>> BEGIN

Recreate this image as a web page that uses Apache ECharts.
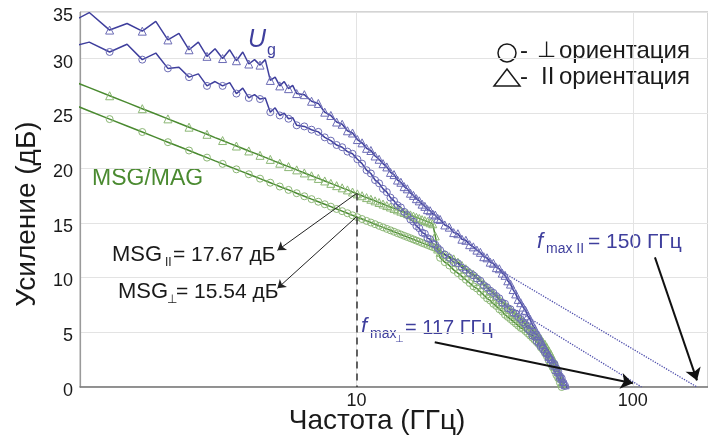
<!DOCTYPE html>
<html>
<head>
<meta charset="utf-8">
<script src="https://cdn.jsdelivr.net/npm/echarts@6/dist/echarts.min.js"></script>
<style>
  html, body { margin: 0; padding: 0; background: #fff; }
  #chart { width: 708px; height: 437px; }
</style>
</head>
<body>
<div id="chart"></div>
<script>
// frequency grid, GHz: 0.2 GHz steps up to 5.88 (marker on every other point), then coarser
const freq = [
  0.88, 1.08, 1.28, 1.48, 1.68, 1.88, 2.08, 2.28, 2.48, 2.68, 2.88, 3.08, 3.28,
  3.48, 3.68, 3.88, 4.08, 4.28, 4.48, 4.68, 4.88, 5.08, 5.28, 5.48, 5.68, 5.88,
  6.08, 6.48, 6.88, 7.28, 7.68, 8.08, 8.48, 8.88, 9.28, 9.68, 10.08, 10.48, 10.88,
  11.28, 11.68, 12.08, 12.48, 12.88, 13.28, 13.68, 14.08, 14.48, 14.88, 15.28,
  15.68, 16.08, 16.48, 16.88, 17.28, 17.68, 18.08, 18.48, 18.88, 19.28, 19.68, 20.08,
  20.88, 21.68, 22.48, 23.28, 24.08, 24.88, 25.68, 26.48, 27.28, 28.08, 28.88,
  29.68, 30.48, 31.28, 32.08, 32.88, 33.68, 34.48, 35.28, 36.08, 36.88, 37.68,
  38.48, 39.28, 40.08, 40.88, 41.68, 42.48, 43.28, 44.08, 44.88, 45.68, 46.48,
  47.28, 48.08, 48.88, 49.68, 50.48, 51.28, 52.08, 52.88, 53.68, 54.48, 55.28,
  56.08, 56.88, 57.68
]
const LOW_N = 26

// Ug, parallel orientation (triangles)
const ugPar = [
  33.0, 34.2, 32.6, 33.2, 32.5, 33.4, 31.7, 32.3, 30.8, 31.5, 30.2, 30.9, 30.0,
  30.8, 29.8, 30.6, 29.5, 29.9, 29.4, 29.9, 28.0, 28.3, 27.5, 27.9, 27.25, 27.55,
  26.8, 26.7, 26.1, 25.9, 25.1, 24.8, 24.2, 24.0, 23.4, 23.2, 22.6, 22.3, 21.8,
  21.6, 21.1, 20.8, 20.4, 20.1, 19.6, 19.4, 18.9, 18.7, 18.3, 18.1,
  17.7, 17.5, 17.2, 17.0, 16.7, 16.5, 16.2, 16.1, 15.8, 15.7, 15.4, 15.3,
  14.8, 14.6, 14.1, 14.0, 13.5, 13.4, 13.0, 12.8, 12.5, 12.3, 11.9,
  11.8, 11.4, 11.3, 10.9, 10.8, 10.4, 10.2, 9.7, 9.4, 8.9, 8.5,
  8.0, 7.7, 7.3, 7.0, 6.5, 6.2, 5.7, 5.4, 4.9, 4.7, 4.2,
  3.9, 3.5, 3.2, 2.8, 2.6, 2.2, 2.0, 1.6, 1.4, 1.0, 0.8,
  0.5, 0.2, -0.1
]
// Ug, perpendicular orientation (circles)
const ugPerp = [
  30.9, 31.5, 30.6, 31.3, 29.9, 30.5, 29.1, 29.2, 28.3, 28.6, 27.5, 27.9, 27.5,
  27.8, 26.8, 27.3, 26.4, 26.7, 26.3, 26.4, 25.1, 25.5, 24.8, 25.0, 24.5, 24.6,
  23.9, 23.8, 23.5, 23.3, 22.8, 22.5, 22.1, 21.9, 21.5, 21.3, 20.8, 20.4, 19.8,
  19.5, 18.9, 18.6, 18.1, 17.8, 17.3, 17.0, 16.6, 16.4, 16.0, 15.7,
  15.3, 15.1, 14.7, 14.5, 14.1, 14.0, 13.6, 13.5, 13.1, 13.0, 12.7, 12.5,
  12.1, 11.8, 11.4, 11.3, 10.9, 10.7, 10.4, 10.2, 9.9, 9.7, 9.3,
  9.1, 8.8, 8.6, 8.3, 8.1, 7.7, 7.6, 7.2, 7.1, 6.8, 6.7,
  6.4, 6.2, 5.9, 5.7, 5.3, 5.1, 4.7, 4.6, 4.2, 4.0, 3.7,
  3.5, 3.2, 3.0, 2.7, 2.5, 2.2, 2.1, 1.7, 1.4, 1.0, 0.8,
  0.4, 0.1, null
]
// MSG/MAG, parallel orientation (triangles)
const msgPar = [
  28.23, 27.34, 26.60, 25.97, 25.42, 24.93, 24.49, 24.09, 23.73, 23.39, 23.08, 22.78, 22.51,
  22.25, 22.01, 21.78, 21.56, 21.36, 21.16, 20.97, 20.79, 20.61, 20.44, 20.28, 20.13, 19.98,
  19.83, 19.55, 19.29, 19.05, 18.82, 18.60, 18.39, 18.19, 18.00, 17.81, 17.64, 17.47, 17.30,
  17.15, 17.00, 16.85, 16.71, 16.57, 16.44, 16.31, 16.18, 16.06, 15.94, 15.83,
  15.72, 15.61, 15.50, 15.40, 15.29, 15.20, 15.10, 15.00, 14.91, 13.8, 12.6, 12.3,
  12.1, 11.9, 11.7, 11.4, 11.1, 10.8, 10.5, 10.3, 10.0, 9.7, 9.4,
  9.1, 8.8, 8.6, 8.3, 8.0, 7.8, 7.5, 7.3, 7.1, 6.8, 6.6,
  6.4, 6.2, 6.0, 5.8, 5.6, 5.4, 5.2, 5.0, 4.8, 4.6, 4.4,
  4.1, 3.9, 3.6, 3.3, 3.0, 2.6, 2.3, 1.9, 1.5, 1.0, 0.4,
  -0.2, null, null
]
// MSG/MAG, perpendicular orientation (circles)
const msgPerp = [
  26.10, 25.21, 24.47, 23.84, 23.29, 22.80, 22.36, 21.96, 21.60, 21.26, 20.95, 20.65, 20.38,
  20.12, 19.88, 19.65, 19.43, 19.23, 19.03, 18.84, 18.66, 18.48, 18.31, 18.15, 18.00, 17.85,
  17.70, 17.42, 17.16, 16.92, 16.69, 16.47, 16.26, 16.06, 15.87, 15.68, 15.51, 15.34, 15.17,
  15.02, 14.87, 14.72, 14.58, 14.44, 14.31, 14.18, 14.05, 13.93, 13.81, 13.70,
  13.59, 13.48, 13.37, 13.27, 13.16, 13.07, 12.97, 12.87, 12.78, 12.69, 12.60, 11.8,
  11.4, 11.1, 10.7, 10.4, 10.1, 9.8, 9.5, 9.2, 9.0, 8.7, 8.4,
  8.1, 7.9, 7.6, 7.4, 7.1, 6.9, 6.6, 6.4, 6.2, 6.0, 5.8,
  5.6, 5.4, 5.3, 5.1, 4.9, 4.7, 4.5, 4.3, 4.1, 3.9, 3.6,
  3.4, 3.1, 2.8, 2.4, 2.1, 1.8, 1.5, 1.1, 0.8, 0.4, 0.0,
  null, null, null
]

// extrapolations of Ug down to fmax
const fitPar = [[33.8, 10.5], [170.6, 0]]
const fitPerp = [[38, 7.0], [107.5, 0]]

// annotation points [f, dB]
const msgMarkPar = [10, 17.67]
const msgMarkPerp = [10, 15.54]
const msgLabelPar = [5.18, 12.48]
const msgLabelPerp = [5.18, 9.01]
const fmaxPerpArrow = [[19.2, 4.08], [100, 0.34]]
const fmaxParArrow = [[120.2, 11.84], [170.6, 0.6]]

const xTickLabels = [10, 100]
const yTickLabels = [0, 5, 10, 15, 20, 25, 30, 35]

const BLUE = '#3f3f9d'
const BLUE_MK = '#6b6bb5'
const GREEN = '#4a8a30'
const GREEN_MK = '#8cb775'
const FONT = '"Liberation Sans", "DejaVu Sans", Arial, sans-serif'

function toData(vals) {
  const out = []
  vals.forEach((v, i) => {
    if (v === null) return
    const item = { value: [freq[i], v] }
    if (i < LOW_N && i % 2 === 1) item.symbol = 'none'
    out.push(item)
  })
  return out
}

function curve(vals, sym, lineColor, markColor) {
  return {
    type: 'line', data: toData(vals),
    symbol: sym, symbolSize: sym === 'triangle' ? 8 : 7, showAllSymbol: true,
    lineStyle: { color: lineColor, width: 1.5 },
    itemStyle: { color: 'rgba(255,255,255,0)', borderColor: markColor, borderWidth: 1 },
    emphasis: { disabled: true }, silent: true,
  }
}

// text element; `style` tweaks go in extra, element props (rotation) in el
function txt(x, y, text, size, color, extra, el) {
  return Object.assign({
    type: 'text', x, y, silent: true,
    style: Object.assign({
      text, fontSize: size, fontFamily: FONT, fill: color || '#1a1a1a',
      align: 'left', verticalAlign: 'middle',
    }, extra || {}),
  }, el || {})
}

const chart = echarts.init(document.getElementById('chart'), null, { renderer: 'canvas' })

chart.setOption({
  backgroundColor: '#fff',
  animation: false,
  grid: {
    left: 80, right: 0, top: 12, bottom: 50,
    show: true, borderColor: '#a8a8a8', borderWidth: 1,
    containLabel: false, outerBoundsMode: 'none',
  },
  xAxis: {
    type: 'log', logBase: 10, min: 1, max: 187,
    axisLine: { show: true, lineStyle: { color: '#7a7a7a', width: 1.5 } },
    axisTick: { show: false },
    axisLabel: {
      color: '#1a1a1a', fontSize: 18, fontFamily: FONT, margin: 5,
      formatter: (v) => {
        const hit = xTickLabels.find((t) => Math.abs(v - t) / t < 0.01)
        return hit ? String(hit) : ''
      },
    },
    splitLine: { show: true, lineStyle: { color: '#e3e3e3' } },
  },
  yAxis: {
    type: 'value', min: 0, max: 34.25, interval: 5,
    axisLine: { show: true, lineStyle: { color: '#9a9a9a', width: 1.2 } },
    axisTick: { show: false },
    axisLabel: {
      color: '#1a1a1a', fontSize: 18, fontFamily: FONT, margin: 7,
      verticalAlign: 'top', lineHeight: 8,
      formatter: (v) => (v > 31 ? String(yTickLabels[7]) : String(yTickLabels[Math.round(v / 5)])),
    },
    splitLine: { show: true, lineStyle: { color: '#e3e3e3' } },
  },
  series: [
    curve(msgPerp, 'circle', GREEN, GREEN_MK),
    curve(msgPar, 'triangle', GREEN, GREEN_MK),
    curve(ugPerp, 'circle', BLUE, BLUE_MK),
    curve(ugPar, 'triangle', BLUE, BLUE_MK),
    {
      type: 'line', data: fitPar, symbol: 'none', silent: true,
      lineStyle: { color: '#5050ad', width: 1.3, type: 'dotted' },
    },
    {
      type: 'line', data: fitPerp, symbol: 'none', silent: true,
      lineStyle: { color: '#5050ad', width: 1.3, type: 'dotted' },
      markLine: {
        silent: true, animation: false, label: { show: false },
        symbol: ['none', 'arrow'],
        data: [
          [{ coord: msgMarkPar, symbol: 'none', lineStyle: { color: '#222', width: 1, type: 'solid' } },
           { coord: msgLabelPar, symbol: 'arrow', symbolSize: 8 }],
          [{ coord: msgMarkPerp, symbol: 'none', lineStyle: { color: '#222', width: 1, type: 'solid' } },
           { coord: msgLabelPerp, symbol: 'arrow', symbolSize: 8 }],
          [{ coord: msgMarkPar, symbol: 'none', lineStyle: { color: '#333', width: 1.5, type: [7, 5] } },
           { coord: [10, 0], symbol: 'none' }],
          [{ coord: fmaxPerpArrow[0], symbol: 'none', lineStyle: { color: '#111', width: 2, type: 'solid' } },
           { coord: fmaxPerpArrow[1], symbol: 'arrow', symbolSize: 12 }],
          [{ coord: fmaxParArrow[0], symbol: 'none', lineStyle: { color: '#111', width: 2, type: 'solid' } },
           { coord: fmaxParArrow[1], symbol: 'arrow', symbolSize: 12 }],
        ],
      },
    },
  ],
  graphic: {
    elements: [
      txt(27, 214, 'Усиление (дБ)', 28, '#1a1a1a', { align: 'center' }, { rotation: Math.PI / 2 }),
      txt(377, 421, 'Частота (ГГц)', 28, '#1a1a1a', { align: 'center' }),
      // Ug label
      txt(248, 40, 'U', 25, BLUE, { fontStyle: 'italic' }),
      txt(267, 51, 'g', 16, BLUE),
      txt(92, 179, 'MSG/MAG', 23, GREEN),
      // orientation legend
      { type: 'circle', silent: true, shape: { cx: 507, cy: 53, r: 9 },
        style: { fill: 'none', stroke: '#1a1a1a', lineWidth: 1.5 } },
      { type: 'polygon', silent: true, shape: { points: [[494, 86], [520, 86], [507, 69]] },
        style: { fill: 'none', stroke: '#1a1a1a', lineWidth: 1.5 } },
      txt(520, 51, '-', 24),
      txt(537, 51, '⊥', 22),
      txt(559, 51, 'ориентация', 24),
      txt(520, 77, '-', 24),
      txt(541, 77, 'II', 24),
      txt(559, 77, 'ориентация', 24),
      // MSG values
      txt(112, 255, 'MSG', 22),
      txt(165, 263, 'II', 12),
      txt(173, 255, '= 17.67 дБ', 21),
      txt(118, 292, 'MSG', 22),
      txt(167, 300, '⊥', 12),
      txt(176, 292, '= 15.54 дБ', 21),
      // fmax labels
      txt(537, 242, 'f', 22, BLUE, { fontStyle: 'italic' }),
      txt(546, 249, 'max II', 14, BLUE),
      txt(588, 242, '= 150 ГГц', 21, BLUE),
      txt(361, 327, 'f', 22, BLUE, { fontStyle: 'italic' }),
      txt(370, 334, 'max', 14, BLUE),
      txt(395, 339, '⊥', 10, BLUE),
      txt(405, 328, '= 117 ГГц', 20, BLUE),
    ],
  },
})
</script>
</body>
</html>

>> END

**Aim:**
Your task is to restate word for word the lines from the top of the data to the line containing "const LOW_N = 26", both ends included, with every picture left out.

**Solution to this exercise:**
Recreate this image as a web page that uses Apache ECharts.
<!DOCTYPE html>
<html>
<head>
<meta charset="utf-8">
<script src="https://cdn.jsdelivr.net/npm/echarts@6/dist/echarts.min.js"></script>
<style>
  html, body { margin: 0; padding: 0; background: #fff; }
  #chart { width: 708px; height: 437px; }
</style>
</head>
<body>
<div id="chart"></div>
<script>
// frequency grid, GHz: 0.2 GHz steps up to 5.88 (marker on every other point), then coarser
const freq = [
  0.88, 1.08, 1.28, 1.48, 1.68, 1.88, 2.08, 2.28, 2.48, 2.68, 2.88, 3.08, 3.28,
  3.48, 3.68, 3.88, 4.08, 4.28, 4.48, 4.68, 4.88, 5.08, 5.28, 5.48, 5.68, 5.88,
  6.08, 6.48, 6.88, 7.28, 7.68, 8.08, 8.48, 8.88, 9.28, 9.68, 10.08, 10.48, 10.88,
  11.28, 11.68, 12.08, 12.48, 12.88, 13.28, 13.68, 14.08, 14.48, 14.88, 15.28,
  15.68, 16.08, 16.48, 16.88, 17.28, 17.68, 18.08, 18.48, 18.88, 19.28, 19.68, 20.08,
  20.88, 21.68, 22.48, 23.28, 24.08, 24.88, 25.68, 26.48, 27.28, 28.08, 28.88,
  29.68, 30.48, 31.28, 32.08, 32.88, 33.68, 34.48, 35.28, 36.08, 36.88, 37.68,
  38.48, 39.28, 40.08, 40.88, 41.68, 42.48, 43.28, 44.08, 44.88, 45.68, 46.48,
  47.28, 48.08, 48.88, 49.68, 50.48, 51.28, 52.08, 52.88, 53.68, 54.48, 55.28,
  56.08, 56.88, 57.68
]
const LOW_N = 26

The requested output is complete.